■ Provided data
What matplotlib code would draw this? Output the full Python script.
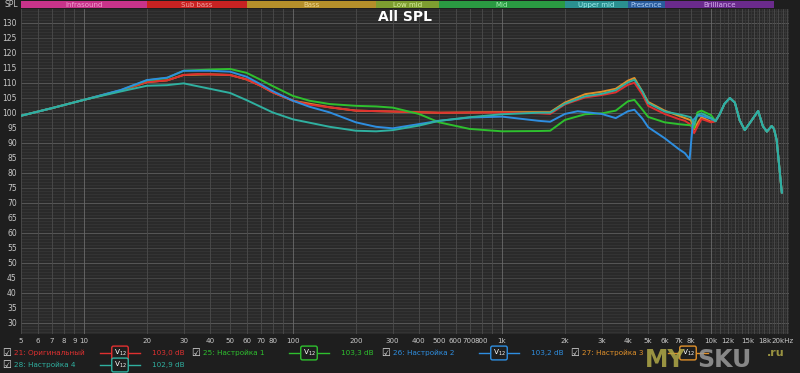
import numpy as np
import matplotlib.pyplot as plt
from matplotlib.lines import Line2D

# ---- data ----
tail_f = [10500, 11000, 11600, 12300, 13000, 13700, 14500, 15800, 16800,
          17700, 18500, 19500, 20000, 20600, 21200, 21800]
tail_spl = [97.2, 99.5, 103, 104.9, 103.4, 97.5, 94.2, 97.9, 100.6,
            95.5, 93.7, 95.6, 94.6, 90.9, 82, 73.4]

red_f = [5, 7, 10, 15, 20, 25, 30, 35, 40, 50, 60, 70, 80, 100, 120, 150, 200,
         300, 500, 1000, 1500, 1700, 2000, 2500, 3000, 3500, 4000, 4300, 4700,
         5000, 6000, 7000, 7500, 8000, 8300, 8700, 9000, 10000]
red_spl = [99, 101.5, 104.3, 107.4, 110.2, 110.8, 112.6, 112.9, 112.8, 112.6,
           111.1, 109, 106.8, 104, 102.7, 101.8, 100.7, 100.4, 100, 100.1, 99.8,
           99.6, 102.8, 105.1, 105.9, 106.8, 109.3, 110, 106, 102.3, 99.6, 97.9,
           97.3, 96, 93.2, 96, 97.9, 96.8]

green_f = [5, 7, 10, 15, 20, 25, 30, 40, 50, 60, 70, 80, 100, 120, 150, 200,
           250, 300, 400, 500, 700, 1000, 1500, 1700, 2000, 2500, 3000, 3500,
           4000, 4300, 4700, 5000, 6000, 7000, 8000, 8300, 8600, 9000, 10000]
green_spl = [99, 101.5, 104.3, 107.5, 110.8, 111.6, 114, 114.4, 114.6, 113.3,
             111, 108.9, 105.6, 104, 102.9, 102.3, 102.1, 101.7, 99.6, 96.8,
             94.6, 93.8, 93.9, 94, 97.6, 99.5, 99.8, 100.7, 103.8, 104.3, 101,
             98.6, 96.8, 96.2, 95.8, 95, 100.1, 100.7, 99.2]

blue_f = [5, 7, 10, 15, 20, 25, 30, 40, 50, 60, 70, 80, 100, 120, 150, 200, 250,
          300, 400, 500, 700, 1000, 1500, 1700, 2000, 2300, 3000, 3500, 4000,
          4300, 4700, 5000, 6000, 7000, 7500, 7900, 8200, 8600, 9000, 10000]
blue_spl = [99, 101.5, 104.3, 107.6, 110.9, 111.7, 114, 114, 113.7, 112, 109.5,
            107.2, 104, 102, 100.1, 96.8, 95.3, 94.8, 96.2, 97.3, 98.4, 98.7,
            97.3, 97, 99.6, 100.5, 99.6, 98.2, 100.5, 101, 98, 95.2, 91.5, 87.9,
            86.5, 84.5, 97.5, 99, 99, 98]

orange_f = [5, 7, 10, 15, 20, 25, 30, 40, 50, 60, 70, 80, 100, 150, 200, 300,
            500, 1000, 1500, 1700, 2000, 2500, 3000, 3500, 4000, 4300, 4700,
            5000, 6000, 7000, 8000, 8300, 8700, 9000, 10000]
orange_spl = [99, 101.5, 104.3, 107.4, 110.2, 110.8, 112.6, 112.8, 112.6, 111.1,
              109, 106.8, 104, 101.8, 100.7, 100.4, 100, 100.2, 100.2, 100.2,
              103.4, 106.2, 107, 108, 110.7, 111.6, 107, 103.6, 100.7, 99, 97.5,
              94.5, 97, 98.5, 97]

teal_f = [5, 7, 10, 15, 20, 25, 30, 40, 50, 60, 70, 80, 100, 150, 200, 250, 300,
          400, 500, 700, 1000, 1500, 1700, 2000, 2500, 3000, 3500, 4000, 4300,
          4700, 5000, 6000, 7000, 8000, 8300, 8600, 9000, 10000]
teal_spl = [99, 101.5, 104.3, 107.1, 109, 109.2, 109.8, 108, 106.6, 104.2, 102,
            100.1, 97.8, 95.3, 94, 93.8, 94.2, 95.7, 97.3, 98.5, 99.5, 100, 100,
            103, 105.5, 106.3, 107.5, 110.1, 111, 107, 103.2, 100.4, 99.5, 98.5,
            96, 99.3, 99.8, 98.3]

series = [
    ("27: Настройка 3", orange_f, orange_spl, "#e0902a"),
    ("21: Оригинальный", red_f, red_spl, "#e03030"),
    ("25: Настройка 1", green_f, green_spl, "#2ec02e"),
    ("26: Настройка 2", blue_f, blue_spl, "#2e8ee0"),
    ("28: Настройка 4", teal_f, teal_spl, "#2fb0a0"),
]

bands = ["Infrasound", "Sub bass", "Bass", "Low mid", "Mid", "Upper mid",
         "Presence", "Brilliance"]
band_edges = [5, 20, 60, 250, 500, 2000, 4000, 6000, 20000]
band_colors = ["#c8338a", "#c82222", "#b58f2a", "#7e9e30", "#2a9a42",
               "#2a9090", "#2a5c9c", "#6a2a8c"]
band_text = ["#f0a0d0", "#f0a0a0", "#f0d890", "#d8f0a0", "#a0f0b0",
             "#a0f0f0", "#b0d0f8", "#d8b0f0"]

xticks = [5, 6, 7, 8, 9, 10, 20, 30, 40, 50, 60, 70, 80, 100, 200, 300, 400,
          500, 600, 700, 800, 1000, 2000, 3000, 4000, 5000, 6000, 7000, 8000,
          10000, 12000, 15000, 18000]
xlabels = ["5", "6", "7", "8", "9", "10", "20", "30", "40", "50", "60", "70",
           "80", "100", "200", "300", "400", "500", "600", "700", "800", "1k",
           "2k", "3k", "4k", "5k", "6k", "7k", "8k", "10k", "12k", "15k", "18k"]

legend_rows = [
    (7, 353, "21: Оригинальный", "#e03030", "103,0 dB"),
    (196, 353, "25: Настройка 1", "#2ec02e", "103,3 dB"),
    (386, 353, "26: Настройка 2", "#2e8ee0", "103,2 dB"),
    (575, 353, "27: Настройка 3", "#e0902a", ""),
    (7, 365, "28: Настройка 4", "#2fb0a0", "102,9 dB"),
]

# ---- plotting ----
fig = plt.figure(figsize=(8, 3.73), dpi=100, facecolor="#1e1e1e")
ax = fig.add_axes([21 / 800, 39 / 373, 768 / 800, 325 / 373])
ax.set_facecolor("#2a2a2a")
ax.set_xscale("log")
ax.set_xlim(5, 23600)
ax.set_ylim(26.2, 134.6)

# grid
for v in range(27, 135):
    if v % 10 == 0:
        c = "#5e5e5e"
    elif v % 5 == 0:
        c = "#4a4a4a"
    else:
        c = "#353535"
    ax.axhline(v, color=c, lw=0.6, zorder=1)
vlines = list(range(5, 10)) + list(range(10, 100, 10)) + list(range(100, 1000, 100)) \
    + list(range(1000, 10000, 1000)) + list(range(10000, 24000, 1000))
for f in vlines:
    c = "#6a6a6a" if f in (10, 100, 1000, 10000) else "#4c4c4c"
    ax.axvline(f, color=c, lw=0.6, zorder=1)
for f in range(10500, 24000, 1000):
    ax.axvline(f, color="#3a3a3a", lw=0.5, zorder=1)

for name, f, s, col in series:
    ax.plot(f + tail_f, s + tail_spl, color=col, lw=1.4, zorder=3,
            solid_joinstyle="round")

ax.set_xticks(xticks)
ax.set_xticklabels(xlabels)
ax.minorticks_off()
ax.set_yticks(range(30, 135, 5))
ax.tick_params(axis="x", colors="#c8c8c8", labelsize=5.1, length=0, pad=3)
ax.tick_params(axis="y", colors="#c8c8c8", labelsize=5.5, length=0, pad=3)
for sp in ax.spines.values():
    sp.set_visible(False)
# last frequency label sits right of its grid line
fig.text(771 / 800, 1 - 341 / 373, "20kHz", color="#c8c8c8", fontsize=5.1,
         ha="left", va="center")

ax.text(0.5, 0.975, "All SPL", transform=ax.transAxes, color="white",
        fontsize=10, fontweight="bold", ha="center", va="center", zorder=5)

# frequency band bar
bx = fig.add_axes([21 / 800, 365 / 373, 768 / 800, 7 / 373])
bx.set_xscale("log")
bx.set_xlim(5, 23600)
bx.set_ylim(0, 1)
bx.axis("off")
for i, b in enumerate(bands):
    lo, hi = band_edges[i], band_edges[i + 1]
    bx.axvspan(lo, hi, color=band_colors[i], lw=0)
    bx.text(np.sqrt(lo * hi), 0.45, b, color=band_text[i], fontsize=5,
            ha="center", va="center")
fig.text(11 / 800, 1 - 4.5 / 373, "SPL", color="#c8c8c8", fontsize=5.5,
         ha="center", va="center")

# legend rows
for x0, y0, name, col, db in legend_rows:
    yf = 1 - y0 / 373
    fig.text(x0 / 800, yf, "\u2611", color="#e8e8e8", fontsize=7,
             ha="center", va="center")
    fig.text((x0 + 7) / 800, yf, name, color=col, fontsize=5.2, va="center")
    cx = x0 + 113
    fig.add_artist(Line2D([(cx - 20) / 800, (cx + 20) / 800], [yf, yf],
                          color=col, lw=1, transform=fig.transFigure))
    fig.text(cx / 800, yf, "V$_{12}$", color="white", fontsize=5.2,
             ha="center", va="center",
             bbox=dict(boxstyle="round,pad=0.25", fc="#1e1e1e", ec=col, lw=1))
    if db:
        fig.text((x0 + 145) / 800, yf, db, color=col, fontsize=5.2, va="center")

# watermark
fig.text(645 / 800, 1 - 360 / 373, "MY", color="#b0a848", fontsize=17,
         fontweight="bold", va="center", alpha=0.85)
fig.text(697 / 800, 1 - 360 / 373, "SKU", color="#9a9a9a", fontsize=17,
         fontweight="bold", va="center", alpha=0.85)
fig.text(767 / 800, 1 - 353 / 373, ".ru", color="#b0a848", fontsize=8,
         fontweight="bold", va="center", alpha=0.85)

fig.savefig("out.png", dpi=100, facecolor=fig.get_facecolor())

■ What needs to be done
Restate, line by line and word for word, everything from the top of the material through the line that contains "98.6, 96.8, 96.2, 95.8, 95, 100.1, 100.7, 99.2]". Leave pictures out.

■ Reply to the task
What matplotlib code would draw this? Output the full Python script.
import numpy as np
import matplotlib.pyplot as plt
from matplotlib.lines import Line2D

# ---- data ----
tail_f = [10500, 11000, 11600, 12300, 13000, 13700, 14500, 15800, 16800,
          17700, 18500, 19500, 20000, 20600, 21200, 21800]
tail_spl = [97.2, 99.5, 103, 104.9, 103.4, 97.5, 94.2, 97.9, 100.6,
            95.5, 93.7, 95.6, 94.6, 90.9, 82, 73.4]

red_f = [5, 7, 10, 15, 20, 25, 30, 35, 40, 50, 60, 70, 80, 100, 120, 150, 200,
         300, 500, 1000, 1500, 1700, 2000, 2500, 3000, 3500, 4000, 4300, 4700,
         5000, 6000, 7000, 7500, 8000, 8300, 8700, 9000, 10000]
red_spl = [99, 101.5, 104.3, 107.4, 110.2, 110.8, 112.6, 112.9, 112.8, 112.6,
           111.1, 109, 106.8, 104, 102.7, 101.8, 100.7, 100.4, 100, 100.1, 99.8,
           99.6, 102.8, 105.1, 105.9, 106.8, 109.3, 110, 106, 102.3, 99.6, 97.9,
           97.3, 96, 93.2, 96, 97.9, 96.8]

green_f = [5, 7, 10, 15, 20, 25, 30, 40, 50, 60, 70, 80, 100, 120, 150, 200,
           250, 300, 400, 500, 700, 1000, 1500, 1700, 2000, 2500, 3000, 3500,
           4000, 4300, 4700, 5000, 6000, 7000, 8000, 8300, 8600, 9000, 10000]
green_spl = [99, 101.5, 104.3, 107.5, 110.8, 111.6, 114, 114.4, 114.6, 113.3,
             111, 108.9, 105.6, 104, 102.9, 102.3, 102.1, 101.7, 99.6, 96.8,
             94.6, 93.8, 93.9, 94, 97.6, 99.5, 99.8, 100.7, 103.8, 104.3, 101,
             98.6, 96.8, 96.2, 95.8, 95, 100.1, 100.7, 99.2]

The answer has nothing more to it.